Feds caution New York State on Race to the Top implementation

The Obama administration is warning New York State that it could lose hundreds of millions of federal dollars if it doesn’t stick to its Race to the Top promises.

The stern warning comes in conjunction with a set of U.S. Department of Education progress reports summarizing implementation successes and setbacks in each of the states that won federal Race to the Top funds in 2010. Eleven states and Washington, D.C., shared a $4.3 billion pot of prize money.

Department officials said New York was doing better than Hawaii, which last month was deemed as being at “high risk” of losing its Race to the Top funding. But they said the state was falling behind after making progress in Race to the Top’s first year.

“New York has a chance to be a national leader or a laggard and we are only interested in supporting real courage and bold leadership,” Education Secretary Arne Duncan said in a statement. “Backtracking on reform commitments could cost the state hundreds of millions of dollars for improving New York schools.”

When New York submitted its Race to the Top application in 2010, it promised an ambitious slate of reforms. Officials said they would revamp teacher evaluations, overhaul curriculum standards and assessments, build a comprehensive education data system, and turn around struggling schools.

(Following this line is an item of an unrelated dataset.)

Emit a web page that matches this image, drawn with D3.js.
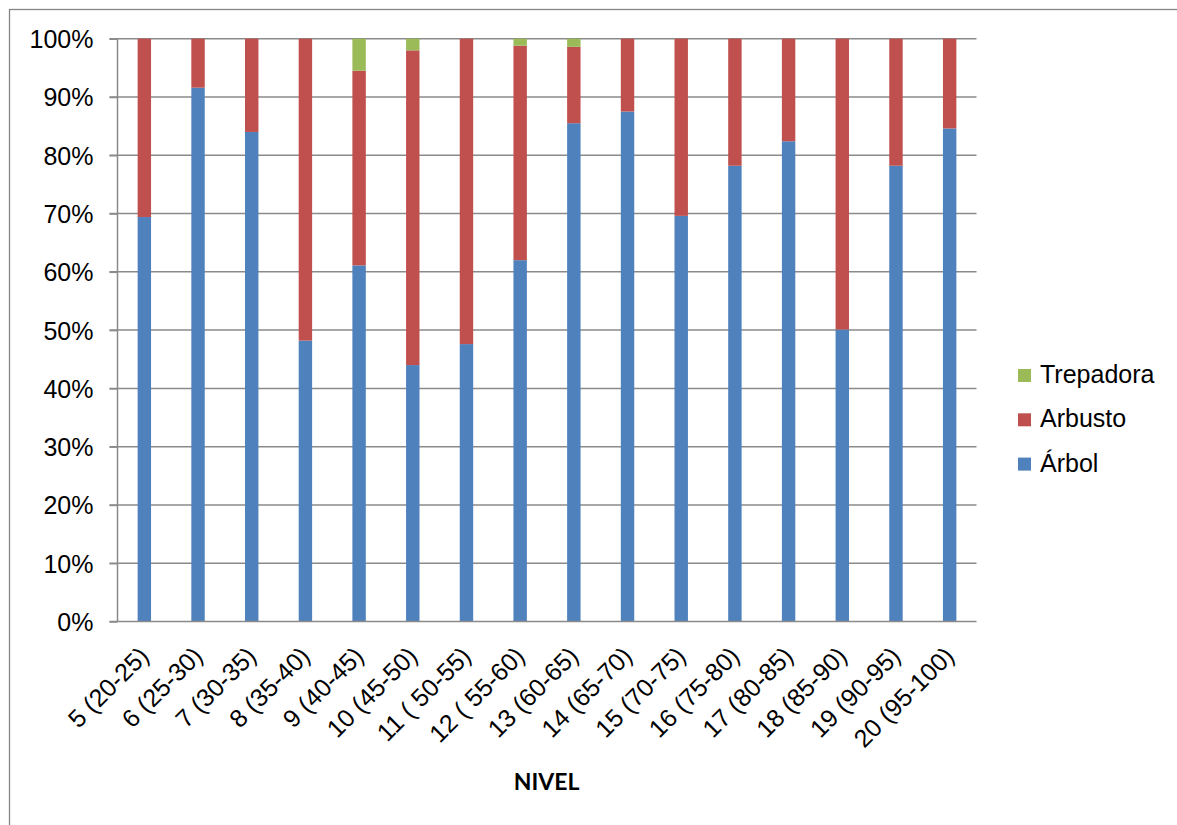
<!DOCTYPE html>
<html>
<head>
<meta charset="utf-8">
<script src="https://cdn.jsdelivr.net/npm/d3@7"></script>
<style>
  html, body { margin: 0; padding: 0; background: #fff; }
  svg { display: block; }
</style>
</head>
<body>
<svg id="chart" width="1177" height="825"></svg>
<script>
// ---- Data ----
const categories = ["5 (20-25)", "6 (25-30)", "7 (30-35)", "8 (35-40)", "9 (40-45)", "10 (45-50)",
  "11 ( 50-55)", "12 ( 55-60)", "13 (60-65)", "14 (65-70)", "15 (70-75)", "16 (75-80)",
  "17 (80-85)", "18 (85-90)", "19 (90-95)", "20 (95-100)"];
const arbol     = [69.4, 91.6, 84.0, 48.2, 61.1, 44.0, 47.6, 62.0, 85.5, 87.5, 69.6, 78.2, 82.4, 50.1, 78.2, 84.6];
const arbusto   = [30.6,  8.4, 16.0, 51.8, 33.4, 54.0, 52.4, 36.8, 13.1, 12.5, 30.4, 21.8, 17.6, 49.9, 21.8, 15.4];
const trepadora = [ 0.0,  0.0,  0.0,  0.0,  5.5,  2.0,  0.0,  1.2,  1.4,  0.0,  0.0,  0.0,  0.0,  0.0,  0.0,  0.0];
const seriesNames = ["Árbol", "Arbusto", "Trepadora"];
const yTicks = [0, 10, 20, 30, 40, 50, 60, 70, 80, 90, 100];
const xTitle = "NIVEL";

// ---- Setup ----
const colors = { "Árbol": "#4F81BD", "Arbusto": "#C0504D", "Trepadora": "#9BBB59" };
const svg = d3.select("#chart");
const pLeft = 117.5, pRight = 976.5, pTop = 38.7, pBottom = 621.5;

const table = categories.map((c, i) => ({ cat: c, "Árbol": arbol[i], "Arbusto": arbusto[i], "Trepadora": trepadora[i] }));
const stack = d3.stack().keys(seriesNames)(table);

const x = d3.scaleBand().domain(categories).range([pLeft, pRight]).paddingInner(0.75).paddingOuter(0.375);
const y = d3.scaleLinear().domain([0, 100]).range([pBottom, pTop]);

// Outer chart border (right/bottom cropped)
svg.append("rect").attr("x", 9.5).attr("y", 9.5).attr("width", 1300).attr("height", 1000)
  .attr("fill", "none").attr("stroke", "#868686").attr("stroke-width", 1.3);

// Gridlines
svg.append("g").selectAll("line").data(yTicks.filter(t => t > 0)).join("line")
  .attr("x1", pLeft - 8).attr("x2", pRight)
  .attr("y1", d => y(d)).attr("y2", d => y(d))
  .attr("stroke", "#8a8a8a").attr("stroke-width", 1.5);

// Bars
svg.append("g").selectAll("g").data(stack).join("g")
  .attr("fill", d => colors[d.key])
  .selectAll("rect").data(d => d).join("rect")
  .attr("x", d => x(d.data.cat))
  .attr("width", x.bandwidth())
  .attr("y", d => y(d[1]))
  .attr("height", d => Math.max(0, y(d[0]) - y(d[1])));

// Y axis
const yAxis = d3.axisLeft(y).tickValues(yTicks).tickSize(8).tickFormat(d => d + "%").tickPadding(16);
const yg = svg.append("g").attr("transform", `translate(${pLeft},0)`).call(yAxis);
yg.select(".domain").attr("stroke", "#8a8a8a").attr("stroke-width", 1.5).attr("d", `M0,${pTop}V${pBottom}`);
yg.selectAll(".tick line").attr("stroke", "#8a8a8a").attr("stroke-width", 1.5);
yg.selectAll(".tick text").attr("font-family", "'Liberation Sans', Arial, sans-serif")
  .attr("font-size", 25).attr("fill", "#000").attr("dy", "0.36em");

// X axis
const xAxis = d3.axisBottom(x).tickSize(0).tickPadding(0);
const xg = svg.append("g").attr("transform", `translate(0,${pBottom})`).call(xAxis);
xg.select(".domain").attr("stroke", "#8a8a8a").attr("stroke-width", 1.5).attr("d", `M${pLeft - 8},0H${pRight}`);
xg.selectAll(".tick text")
  .attr("font-family", "'Liberation Sans', Arial, sans-serif").attr("font-size", 25).attr("fill", "#000")
  .attr("text-anchor", "end").attr("y", 0).attr("dy", 0)
  .attr("transform", "translate(6,36) rotate(-45)");

// X title
svg.append("text").attr("x", 546.5).attr("y", 790)
  .attr("text-anchor", "middle").attr("font-family", "Lato, 'Open Sans', sans-serif")
  .attr("font-weight", 700).attr("font-size", 23).attr("fill", "#000").text(xTitle);

// Legend
const legendItems = ["Trepadora", "Arbusto", "Árbol"];
const lg = svg.append("g").selectAll("g").data(legendItems).join("g")
  .attr("transform", (d, i) => `translate(1018, ${383 + i * 44.3})`);
lg.append("rect").attr("x", 0).attr("y", -14).attr("width", 13).attr("height", 13)
  .attr("fill", d => colors[d]);
lg.append("text").attr("x", 22).attr("y", 0)
  .attr("font-family", "'Liberation Sans', Arial, sans-serif").attr("font-size", 25).attr("fill", "#000")
  .text(d => d);
</script>
</body>
</html>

In exchange, the state would receive $700 million over four years.

In the first year after the money started flowing, the state was supposed to begin building the statewide data system, and this year, it was supposed to finalize new teacher evaluations in accordance with a state law passed to help win the Race to the Top competition. Neither project has moved forward as planned.

In August, Comptroller Thomas DiNapoli rejected a contract with Wireless Generation to build the data system over concerns about the company’s relationship to News Corporation, which was embroiled in a phone-hacking scandal. Officials said the contract rejection set the data system back by about a year.

Plus, a requirement in the state’s teacher evaluation law that each district hammer out terms with its union has brought its implementation to a standstill. After negotiations fell apart in several districts, including New York City, last month, Gov. Andrew Cuomo said that the state’s teacher evaluation law “didn’t work.” Yet state officials have made having new evaluations in place a requirement for receiving most Race to the Top funds going forward.

In a joint statement, Regents Chancellor Merryl Tisch and State Education Commissioner John King called the characterization of New York’s policy standstill “disappointing but not discouraging.”  But they said they approved of the Obama administration’s decision to play hardball with Race to the Top winners — with threats of a funding freeze similar to the one King enacted last week to 10 districts, including New York City, that hadn’t met a state deadline for finalizing new teacher evaluations.

“The RTTT report is a reminder that the federal government will hold us to the commitments we made in our RTTT application, just as we will hold districts and educators to the commitments they made,” Tisch and King said.

Federal officials said they were working with the state to put New York back on track. But it’s hard to see how they could help. Teacher evaluations are being negotiated in local districts, where federal officials said they were not likely to get involved. A lawsuit challenging the evaluation law is making its way through the court system, which could take years. And state officials are trying again to identify a vendor to build the data system, but any contract is subject to review by the comptroller’s office.

The Obama administration issued a similar warning to Florida, saying that setbacks there had followed a strong start to implementation.